An interesting study has been done at the University of Texas at Austin about the timing of an adolescent’s first sexual encounter affects outcomes of their relationships as adults. Psychological scientist Paige Harden set out to determine whether timing of sexual initiation in adolescence affected things like whether people get married or live with their partners, how many romantic partners they’ve had, and whether they’re satisfied with their relationship later on in life.
The study consisted of data comparing 1659 same-sex sibling pairs from the National Longitudinal Study on Adolescent Health. This study followed the teens from the time they were 16 until they were approximately 29 years of age. The siblings were classified in three ways. Those who had sexual intercourse before the age of 15 were considered early. Teens whose first sexual encounter occurred between 16-19 were classified as on-time. Those after the age of 19 were classified as late. The study was published in the journal Psychological Science.
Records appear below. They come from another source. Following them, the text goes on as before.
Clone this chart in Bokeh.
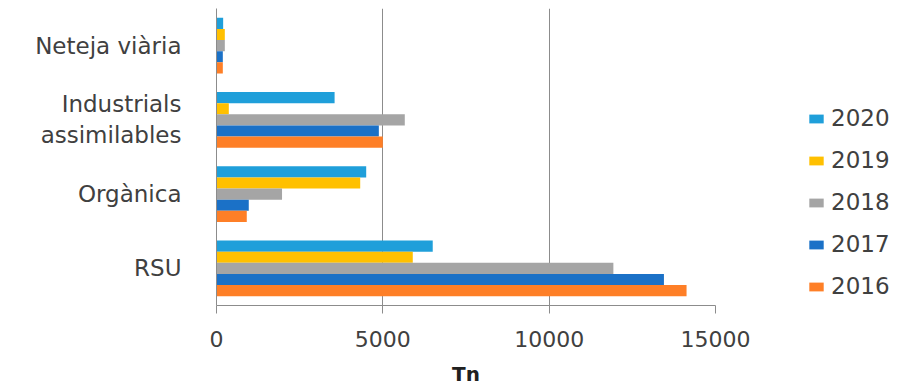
from bokeh.plotting import figure
from bokeh.models import FactorRange, Range1d, FixedTicker, Legend, LegendItem, ColumnDataSource
from bokeh.transform import dodge
from bokeh.embed import file_html
from bokeh.resources import INLINE

categories = ["RSU", "Orgànica", "Industrials\nassimilables", "Neteja viària"]
years = ["2020", "2019", "2018", "2017", "2016"]
v2020 = [6500, 4500, 3550, 200]
v2019 = [5900, 4320, 370, 250]
v2018 = [11930, 1970, 5660, 250]
v2017 = [13450, 970, 4880, 190]
v2016 = [14130, 910, 5000, 190]
x_ticks = [0, 5000, 10000, 15000]

colors = ["#1f9fda", "#ffc000", "#a5a5a5", "#1b71c7", "#fe7f27"]
offsets = [0.3, 0.15, 0.0, -0.15, -0.3]
series = [v2020, v2019, v2018, v2017, v2016]

src = ColumnDataSource(dict(cat=categories, **{"y" + y: s for y, s in zip(years, series)}))

FONT = "DejaVu Sans"
TXT = "#404040"
GRID = "#8c8c8c"

p = figure(frame_width=499, frame_height=297, y_range=FactorRange(*categories, range_padding=0),
           x_range=Range1d(0, 15000), output_backend="svg", toolbar_location=None,
           min_border_left=216, min_border_right=0, min_border_top=8, min_border_bottom=40)
p.outline_line_color = None

items = []
for y, off, c in zip(years, offsets, colors):
    r = p.hbar(y=dodge("cat", off, range=p.y_range), left=0, right="y" + y, height=0.15,
               source=src, fill_color=c, line_color=None)
    items.append(LegendItem(label=y, renderers=[r]))

p.xaxis.ticker = FixedTicker(ticks=x_ticks)
p.xaxis.axis_line_color = GRID
p.xaxis.major_tick_line_color = GRID
p.xaxis.major_tick_out = 8
p.xaxis.major_tick_in = 0
p.xaxis.minor_tick_line_color = None
p.xaxis.major_label_standoff = 17
p.xaxis.major_label_text_font = FONT
p.xaxis.major_label_text_font_size = "22px"
p.xaxis.major_label_text_color = TXT
p.xaxis.axis_label = "Tn"
p.xaxis.axis_label_text_font = FONT
p.xaxis.axis_label_text_font_size = "20px"
p.xaxis.axis_label_text_font_style = "bold"
p.xaxis.axis_label_text_color = "#202020"
p.xaxis.axis_label_standoff = 12

p.yaxis.axis_line_color = GRID
p.yaxis.major_tick_line_color = None
p.yaxis.minor_tick_line_color = None
p.yaxis.major_label_standoff = 29
p.yaxis.major_label_text_font = FONT
p.yaxis.major_label_text_font_size = "23px"
p.yaxis.major_label_text_color = TXT

p.xgrid.grid_line_color = GRID
p.xgrid.ticker = FixedTicker(ticks=x_ticks[1:])
p.ygrid.grid_line_color = None

legend = Legend(items=items, location=(92, 6), orientation="vertical",
                glyph_width=18, glyph_height=11, label_height=20, spacing=16,
                padding=0, margin=0, label_standoff=6,
                label_text_font=FONT, label_text_font_size="23px", label_text_color=TXT,
                border_line_color=None, background_fill_alpha=0)
p.add_layout(legend, "right")

open("out.html", "w").write(file_html(p, INLINE))
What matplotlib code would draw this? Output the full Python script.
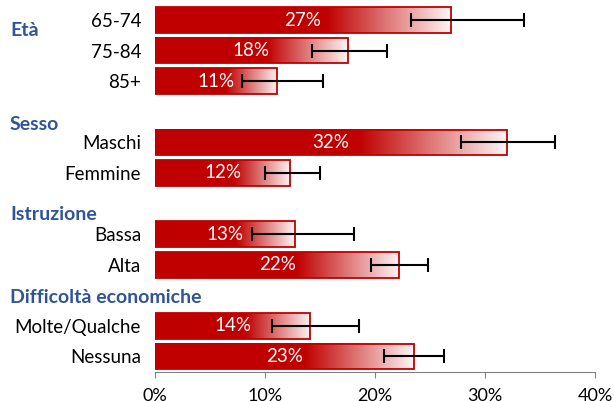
import numpy as np
import matplotlib.pyplot as plt
from matplotlib.colors import LinearSegmentedColormap

plt.rcParams['font.family'] = ['Lato', 'DejaVu Sans']

groups = ['Età', 'Sesso', 'Istruzione', 'Difficoltà economiche']
labels = ['65-74', '75-84', '85+', 'Maschi', 'Femmine', 'Bassa', 'Alta',
          'Molte/Qualche', 'Nessuna']
values = [26.9, 17.5, 11.1, 32.0, 12.3, 12.7, 22.2, 14.1, 23.5]
shown = ['27%', '18%', '11%', '32%', '12%', '13%', '22%', '14%', '23%']
err_lo = [23.3, 14.3, 7.9, 27.8, 10.0, 8.8, 19.6, 10.6, 20.8]
err_hi = [33.5, 21.1, 15.3, 36.4, 15.0, 18.1, 24.8, 18.5, 26.3]

red = '#C00000'
blue = '#2F5597'

# row positions: gap of one row between groups
pos = [0, 1, 2, 4, 5, 7, 8, 10, 11]
head_pos = [0.33, 3.41, 6.39, 9.1]

fig = plt.figure(figsize=(6.14, 4.01), dpi=100)
ax = fig.add_axes([155 / 614, 1 - 372 / 401, 440 / 614, 367 / 401])

cmap = LinearSegmentedColormap.from_list(
    'fade', [(0, red), (0.58, red), (1.0, '#FEF4F4')])
grad = np.linspace(0, 1, 256).reshape(1, -1)
h = 0.84

for i, (y, v) in enumerate(zip(pos, values)):
    ax.imshow(grad, cmap=cmap, aspect='auto', interpolation='bicubic',
              extent=(0, v, y + h / 2, y - h / 2), zorder=1)
    ax.barh(y, v, height=h, fill=False, edgecolor=red, linewidth=1.3, zorder=2)
    ax.text(v / 2, y, shown[i], color='white', ha='center', va='center',
            fontsize=13.5, zorder=4)
    ax.errorbar((err_lo[i] + err_hi[i]) / 2, y,
                xerr=(err_hi[i] - err_lo[i]) / 2, fmt='none', ecolor='black',
                elinewidth=1.5, capsize=5, capthick=1.5, zorder=3)

ax.set_xlim(0, 40)
ax.set_ylim(11 + 15.5 / 30.5, -15 / 30.5)
ax.set_yticks(pos)
ax.set_yticklabels(labels, fontsize=13.5)
ax.tick_params(axis='y', length=0, pad=10)
ax.set_xticks([0, 10, 20, 30, 40])
ax.set_xticklabels(['0%', '10%', '20%', '30%', '40%'], fontsize=13)
ax.tick_params(axis='x', length=4.5, color='#808080', pad=7)

for s in ['top', 'right', 'left']:
    ax.spines[s].set_visible(False)
ax.spines['bottom'].set_color('#808080')

for g, y in zip(groups, head_pos):
    ax.text(10 / 614, 1 - (5 + (y + 15 / 30.5) * 30.5) / 401, g,
            transform=fig.transFigure, color=blue, fontweight='bold',
            fontsize=14, ha='left', va='center')

fig.savefig('out.png', dpi=100)
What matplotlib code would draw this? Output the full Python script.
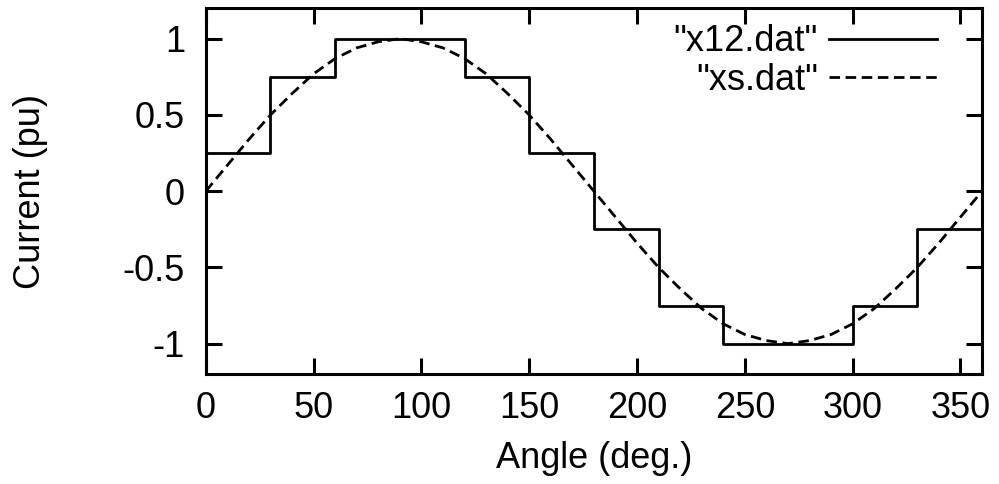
import numpy as np
import matplotlib
matplotlib.use("Agg")
import matplotlib.pyplot as plt

plt.rcParams['font.family'] = ['Liberation Sans', 'DejaVu Sans']

# step waveform "x12.dat"
step_x = [0, 30, 60, 90, 120, 150, 180, 210, 240, 270, 300, 330, 360]
step_y = [0.25, 0.75, 1, 1, 0.75, 0.25, -0.25, -0.75, -1, -1, -0.75, -0.25, -0.25]

sin_x = [0, 10, 20, 30, 40, 50, 60, 70, 80, 90, 100, 110, 120, 130, 140, 150, 160, 170, 180,
         190, 200, 210, 220, 230, 240, 250, 260, 270, 280, 290, 300, 310, 320, 330, 340, 350, 360]
sin_y = [0, 0.17, 0.34, 0.5, 0.64, 0.77, 0.87, 0.94, 0.98, 1, 0.98, 0.94, 0.87, 0.77, 0.64, 0.5, 0.34, 0.17, 0,
         -0.17, -0.34, -0.5, -0.64, -0.77, -0.87, -0.94, -0.98, -1, -0.98, -0.94, -0.87, -0.77, -0.64, -0.5, -0.34, -0.17, 0]

fig = plt.figure(figsize=(9.99, 4.84), dpi=100)
ax = fig.add_axes([0.206, 0.227, 0.777, 0.756])

ax.step(step_x, step_y, where='post', color='black', lw=2.0, label='"x12.dat"')
ax.plot(sin_x, sin_y, color='black', lw=2.0, dashes=(3.8, 2.0), label='"xs.dat"')

ax.set_xlim(0, 360)
ax.set_ylim(-1.2, 1.2)
ax.set_xticks([0, 50, 100, 150, 200, 250, 300, 350])
ax.set_yticks([-1, -0.5, 0, 0.5, 1])
ax.set_yticklabels(['-1', '-0.5', '0', '0.5', '1'])
ax.tick_params(direction='in', length=11.5, width=2.2, top=True, right=True,
               labelsize=26)
ax.tick_params(axis='x', pad=12)
ax.tick_params(axis='y', pad=15)
for s in ax.spines.values():
    s.set_linewidth(2.2)

ax.set_xlabel('Angle (deg.)', fontsize=26, labelpad=11)
ax.set_ylabel('Current (pu)', fontsize=26, labelpad=54)

ax.legend(loc='upper right', frameon=False, markerfirst=False, fontsize=26,
          handlelength=3.0, handletextpad=0.3, labelspacing=0.1,
          borderpad=0, borderaxespad=0, bbox_to_anchor=(0.942, 0.956))

fig.savefig('out.png', dpi=100)
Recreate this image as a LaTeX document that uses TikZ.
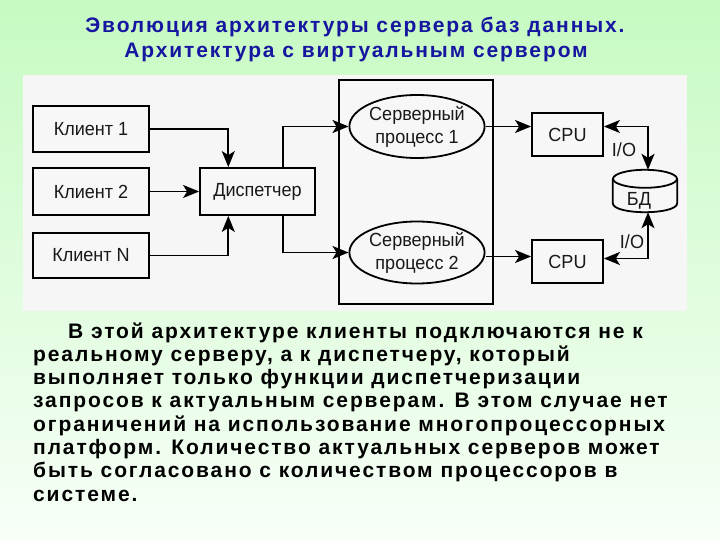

Interestingly, those who were classified as late attained higher educational status and had a higher household income. They also had fewer romantic partners in adulthood and for those who were or living with a partner, they had a higher level of satisfaction with their relationship than their counterparts. Many factors were eliminated that could not explain the difference such as adult educational attainment, income, or religiousness, or by adolescent differences in dating involvement, body mass index, or attractiveness. Though the study focused on early initiation of sexual behavior, they caution that this doesn’t point as much to the risks as much as it points to the protective nature of waiting until later in life to engage in sexual behavior.
More study needs to be done to determine the specifics about why this happens. It could be that these individuals who wait gain a higher maturity level and know better how to handle the relationships they’re in. It may also be a result of delayed gratification and the positive consequences of being able to wait.